There may be debate as to the effectiveness of BEE policy to date, but we can’t debate the need for economic transformation in SA. From the 1913 Natives Land Act to the 1994 election, dispossession of blacks of property and opportunity through racial discriminatory practices was entrenched in the law of the land. Eighty-one years of legislated economic unfairness.

As a result, the government introduced BEE, a policy aimed at assisting black South Africans with acquiring skills, gaining experience and building wealth to reduce entrenched racial economic inequality.

Some people believe BEE has been a failure. Rather than promoting economic transformation it has enriched politically connected elites and burdened businesses with red tape and uncertainty, slowing economic growth and costing jobs. 

That’s not entirely true. Based on a report by Tusker, 873,000 black South Africans now directly own shares in businesses. That’s a lot of people. We have a burgeoning black middle class. We have black billionaires.

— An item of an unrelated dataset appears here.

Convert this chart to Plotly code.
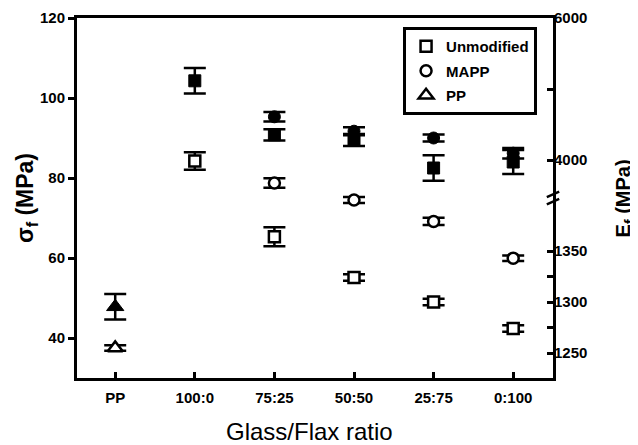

One of them is our president.

BEE has not been utterly ineffective. But it could be better. The truth is that it is still difficult for black entrepreneurs to access the capital, skills and markets needed to build a successful business.

That’s what the transformation fund is about. It’s about providing preferential capital, skills and market access to aspiring entrepreneurs in townships so they can tackle problems in their own communities, build their own businesses, create their own jobs, and become wealthy in their own right. That’s the best path to true black empowerment.

It’s easy to moan and groan about the government in SA. It’s far harder to come up with a constructive way forward. The department of trade, industry & competition deserves credit for putting forward a new BEE policy tool that aims to not only solve access to funding for black entrepreneurs, but also, via 343, simplifies BEE compliance. 

A 3% revenue levy in exchange for a level 3 score. A 3% tariff in exchange for market access. That’s economic transformation.

• Knott-Craig is the cofounder of Kululeko Institute for Economic Freedom.